For instance, consider K-RangeExpr-11:
   subsequence(-3 to -1, 1, 1) eq -3

For inferring the static type of the call to fn:subsequence, you might think that the first rule of 7.2.13 applies, yielding xs:integer. However, static type analysis always takes place on the normalized query.  Normalization transforms the query to:

   fs:eq(
      fs:convert-operand(
         fn:data((
            subsequence(
               fs:to(
                  (fs:unary-minus(fs:convert-operand(fn:data((3)),1.0E0))),
                  (fs:unary-minus(fs:convert-operand(fn:data((1)),1.0E0)))
               ),
               fs:convert-simple-operand(fn:data(1),1.0E0),
               fs:convert-simple-operand(fn:data(1),1.0E0),
            )
         )),
         "string"
      ),
      fs:convert-operand(
         fn:data((
            fs:unary-minus(fs:convert-operand(fn:data((3)),1.0E0))
         )),
         "string"
      )
   )

The normalized call to subsequence() matches none of the specialized forms in 7.2.13; only the final catch-all rule applies. The type of the first arg is xs:integer*, so prime(Type) is xs:integer and quantifier(Type) is *. Thus, the inferred type of the subsequence() call is xs:integer*. Ditto for the fn:data() call and fs:convert-operand() call that contain it.

So when it comes to typing the fs:eq() call, the xs:integer* argument type isn't accepted by the rules of C.2, and static type inference fails. (A type error is raised.)

Of course, an implementation is free to support a static typing extension, in which the subsequence() call might have a type of xs:integer? or xs:integer. In such a case, static typing of fs:eq() would succeed (yielding xs:boolean? or xs:boolean respectively).

Comment 17 Michael Dyck 2007-11-13 23:46:11 UTC

As directed by action item A-346-02, here is the consolidation of my proposal from Comment #10 with the amendments of Comment #11 (#13) and most of Comment #12 (#15), plus some minor editorial tweaks.

(A)
At every occurrence of "fn:subsequence" in 4.2.1 and 4.3.2:
-- Change "fn:subsequence" to "fs:item-at".
-- Delete the third argument (always "1").

(B)
Create a new section:

  7.1.13 The fs:item-at function

    fs:item-at($sourceSeq as item()*, $loc as xs:double) as item()?

    The fs:item-at function returns the item at a specified position in
    a sequence.

  Dynamic Evaluation

    If $loc is numeric-equal to the position of some item in $sourceSeq,
    that item is returned. (This implies that $sourceSeq is non-empty,
    and $loc is numeric-equal to an integer between 1 and n inclusive,
    where n is the number of items in $sourceSeq.)

    Otherwise, the empty sequence is returned.

    The function is roughly equivalent to the following user-defined
    function.

        declare function fs:item-at(
            $sourceSeq as item()*,
            $loc as xs:double) as item()?
        {
            if ($loc mod 1 eq 0) then
                fn:subsequence($sourceSeq,$loc,1)
            else
                ()
        };

  Static Type Analysis

    The static typing rules for invocations of fs:item-at depend on the
    syntactic form of the second argument.

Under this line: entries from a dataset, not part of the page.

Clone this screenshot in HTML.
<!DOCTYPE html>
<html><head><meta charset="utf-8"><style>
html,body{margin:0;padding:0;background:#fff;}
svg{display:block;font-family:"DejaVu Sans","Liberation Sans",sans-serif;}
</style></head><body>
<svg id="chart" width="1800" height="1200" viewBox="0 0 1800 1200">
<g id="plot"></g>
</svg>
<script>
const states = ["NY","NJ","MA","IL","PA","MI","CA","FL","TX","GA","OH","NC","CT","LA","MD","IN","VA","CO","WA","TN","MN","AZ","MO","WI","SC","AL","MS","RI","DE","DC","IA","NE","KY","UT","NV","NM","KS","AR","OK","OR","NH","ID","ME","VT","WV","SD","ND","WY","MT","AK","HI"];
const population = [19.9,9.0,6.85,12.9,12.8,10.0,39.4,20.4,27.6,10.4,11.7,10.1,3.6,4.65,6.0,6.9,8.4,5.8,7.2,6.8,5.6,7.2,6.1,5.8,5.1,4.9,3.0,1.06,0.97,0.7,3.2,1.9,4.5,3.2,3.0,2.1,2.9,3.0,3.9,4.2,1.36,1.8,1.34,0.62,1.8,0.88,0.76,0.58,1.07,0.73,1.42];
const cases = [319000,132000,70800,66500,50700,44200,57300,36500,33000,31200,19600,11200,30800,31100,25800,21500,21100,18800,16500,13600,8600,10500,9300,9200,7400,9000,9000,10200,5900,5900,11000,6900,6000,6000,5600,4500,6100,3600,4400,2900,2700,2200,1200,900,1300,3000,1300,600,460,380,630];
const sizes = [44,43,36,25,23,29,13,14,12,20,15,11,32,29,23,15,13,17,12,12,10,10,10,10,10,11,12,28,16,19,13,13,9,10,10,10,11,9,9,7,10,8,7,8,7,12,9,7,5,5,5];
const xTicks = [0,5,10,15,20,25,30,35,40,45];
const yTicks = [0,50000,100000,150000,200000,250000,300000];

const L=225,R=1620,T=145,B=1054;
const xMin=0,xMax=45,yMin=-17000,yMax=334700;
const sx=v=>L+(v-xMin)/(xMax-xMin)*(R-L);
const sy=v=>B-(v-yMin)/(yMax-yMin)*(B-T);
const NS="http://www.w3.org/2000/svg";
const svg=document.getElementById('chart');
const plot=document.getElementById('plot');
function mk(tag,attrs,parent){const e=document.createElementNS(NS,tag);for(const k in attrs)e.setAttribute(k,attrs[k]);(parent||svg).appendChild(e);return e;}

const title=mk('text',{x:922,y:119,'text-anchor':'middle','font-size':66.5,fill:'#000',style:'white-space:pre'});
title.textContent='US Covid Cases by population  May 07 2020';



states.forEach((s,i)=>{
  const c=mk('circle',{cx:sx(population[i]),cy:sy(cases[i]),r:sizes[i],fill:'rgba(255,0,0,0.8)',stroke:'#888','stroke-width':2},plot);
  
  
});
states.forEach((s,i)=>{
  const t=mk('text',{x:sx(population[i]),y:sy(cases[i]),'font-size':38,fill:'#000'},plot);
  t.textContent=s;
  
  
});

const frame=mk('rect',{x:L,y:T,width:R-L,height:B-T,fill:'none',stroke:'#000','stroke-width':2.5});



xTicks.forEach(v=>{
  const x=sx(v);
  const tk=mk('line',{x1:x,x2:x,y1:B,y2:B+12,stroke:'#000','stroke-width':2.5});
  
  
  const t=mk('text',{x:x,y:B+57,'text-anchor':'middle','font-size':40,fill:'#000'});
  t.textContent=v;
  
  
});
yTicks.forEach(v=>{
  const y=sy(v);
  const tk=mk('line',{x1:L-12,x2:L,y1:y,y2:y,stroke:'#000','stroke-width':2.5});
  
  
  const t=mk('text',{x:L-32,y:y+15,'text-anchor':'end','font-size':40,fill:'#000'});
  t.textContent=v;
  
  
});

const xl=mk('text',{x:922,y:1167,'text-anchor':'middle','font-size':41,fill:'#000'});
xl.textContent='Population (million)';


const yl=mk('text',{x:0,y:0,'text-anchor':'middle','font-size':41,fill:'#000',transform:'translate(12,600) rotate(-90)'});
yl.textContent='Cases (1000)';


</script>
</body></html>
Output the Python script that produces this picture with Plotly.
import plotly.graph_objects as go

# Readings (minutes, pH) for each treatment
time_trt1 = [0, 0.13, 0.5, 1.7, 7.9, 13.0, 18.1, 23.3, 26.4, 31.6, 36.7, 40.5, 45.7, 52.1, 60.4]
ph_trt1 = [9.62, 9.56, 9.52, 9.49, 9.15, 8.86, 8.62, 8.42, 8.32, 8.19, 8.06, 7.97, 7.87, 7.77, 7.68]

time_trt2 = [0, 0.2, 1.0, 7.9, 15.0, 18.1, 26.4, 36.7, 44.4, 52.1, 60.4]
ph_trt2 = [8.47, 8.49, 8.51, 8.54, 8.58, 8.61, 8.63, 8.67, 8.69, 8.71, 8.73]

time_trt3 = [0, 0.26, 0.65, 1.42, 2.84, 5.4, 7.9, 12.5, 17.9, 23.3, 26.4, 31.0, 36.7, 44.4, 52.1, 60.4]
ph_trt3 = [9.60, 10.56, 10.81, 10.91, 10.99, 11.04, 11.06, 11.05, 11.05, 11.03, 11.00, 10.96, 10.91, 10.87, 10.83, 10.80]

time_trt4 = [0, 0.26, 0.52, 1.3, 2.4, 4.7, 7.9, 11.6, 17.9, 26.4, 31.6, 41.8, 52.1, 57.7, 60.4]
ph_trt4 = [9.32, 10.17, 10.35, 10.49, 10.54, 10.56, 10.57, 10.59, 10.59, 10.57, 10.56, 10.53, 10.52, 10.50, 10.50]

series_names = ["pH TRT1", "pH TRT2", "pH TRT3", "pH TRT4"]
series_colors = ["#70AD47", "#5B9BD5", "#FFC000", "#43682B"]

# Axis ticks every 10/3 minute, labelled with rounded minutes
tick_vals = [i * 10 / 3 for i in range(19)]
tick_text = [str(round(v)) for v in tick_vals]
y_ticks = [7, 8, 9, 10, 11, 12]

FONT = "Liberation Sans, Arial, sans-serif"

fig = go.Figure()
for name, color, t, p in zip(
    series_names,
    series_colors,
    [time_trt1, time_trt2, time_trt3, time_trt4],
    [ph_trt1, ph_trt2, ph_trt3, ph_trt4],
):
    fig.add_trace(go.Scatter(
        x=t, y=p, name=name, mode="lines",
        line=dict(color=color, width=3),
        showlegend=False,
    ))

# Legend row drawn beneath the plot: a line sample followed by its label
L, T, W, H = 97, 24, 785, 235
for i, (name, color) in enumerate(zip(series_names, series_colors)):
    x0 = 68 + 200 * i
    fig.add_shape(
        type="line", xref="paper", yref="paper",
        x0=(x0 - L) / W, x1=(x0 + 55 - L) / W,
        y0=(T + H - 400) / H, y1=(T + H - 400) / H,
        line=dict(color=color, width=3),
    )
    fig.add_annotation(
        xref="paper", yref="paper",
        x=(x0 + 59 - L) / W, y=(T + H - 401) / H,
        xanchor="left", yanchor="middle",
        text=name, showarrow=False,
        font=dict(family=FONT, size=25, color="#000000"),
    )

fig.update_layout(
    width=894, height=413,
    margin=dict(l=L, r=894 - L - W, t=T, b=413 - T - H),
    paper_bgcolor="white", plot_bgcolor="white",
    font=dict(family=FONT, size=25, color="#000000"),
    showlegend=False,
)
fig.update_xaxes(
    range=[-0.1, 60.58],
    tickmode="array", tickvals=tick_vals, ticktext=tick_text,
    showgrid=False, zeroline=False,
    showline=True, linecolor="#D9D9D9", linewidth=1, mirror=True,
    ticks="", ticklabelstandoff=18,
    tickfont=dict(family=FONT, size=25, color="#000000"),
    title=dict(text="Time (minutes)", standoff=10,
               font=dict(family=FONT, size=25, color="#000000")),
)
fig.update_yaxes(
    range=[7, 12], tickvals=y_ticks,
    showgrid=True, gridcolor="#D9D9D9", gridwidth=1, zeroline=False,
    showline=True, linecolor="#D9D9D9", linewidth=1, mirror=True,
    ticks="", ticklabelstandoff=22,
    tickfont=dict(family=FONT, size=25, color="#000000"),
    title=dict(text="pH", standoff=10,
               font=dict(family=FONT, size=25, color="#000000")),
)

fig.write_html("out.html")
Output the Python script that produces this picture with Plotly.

If it is the IntegerLiteral 1,
    then we can be relatively precise about the resulting type.

        statEnv |-  QName of func expands to (FS-URI,"item-at")
        statEnv |-  Expr1 : Type1
                    quantifier(Type1) in { 1, + }
        --------------------------------------------------------
        statEnv |-  QName(Expr1, 1) : prime(Type1)

    Otherwise, the following less precise rule is used.

        statEnv |-  QName of func expands to (FS-URI,"item-at")
        statEnv |-  Expr1 : Type1
        --------------------------------------------------------
        statEnv |-  QName(Expr1, Expr2) : prime(Type1) ?

    (Since invocations of fs:item-at arise only as the result of
    particular normalization rules, Expr2 in the above rule must be
    either $fs:last, $fs:position, or a NumericLiteral.  Thus, there
    is no need to check its type.)


(C)
In "7.2.13 The fn:subsequence function":

  Introduction:
    Drop it.

  Static Type Analysis:
    Drop everything except the last rule (the catch-all case).

    Change the last rule's preceding prose to:
        The static type of a call to fn:subsequence is computed using
        prime and quantifier, which are defined in [8.4 Judgments for
        FLWOR and other expressions on sequences].

(D)
In "C.1 Functions and Operators used in the Formal Semantics", drop the
list item for fn:subsequence.

Comment 18 Michael Dyck 2007-11-28 23:45:04 UTC

At its meeting on November 27th, the Joint XML Query WG and XSL WG approved the
solution presented in Comment #17.

Comment 19 Michael Dyck 2008-08-17 01:01:21 UTC

This issue has been entered as FS erratum E024, and its fix has been
committed to the source files for the next edition of the FS document.
Consequently, I'm marking this issue CLOSED.

(By the way, I also noticed (and fixed) a problem with the the catch-all
(i.e., last) rule for fn:subsequence in FS 7.2.13: it required that the
type of the arguments for $startingLoc and $length be xs:double, whereas
it should merely require that those types be *convertible* to xs:double.)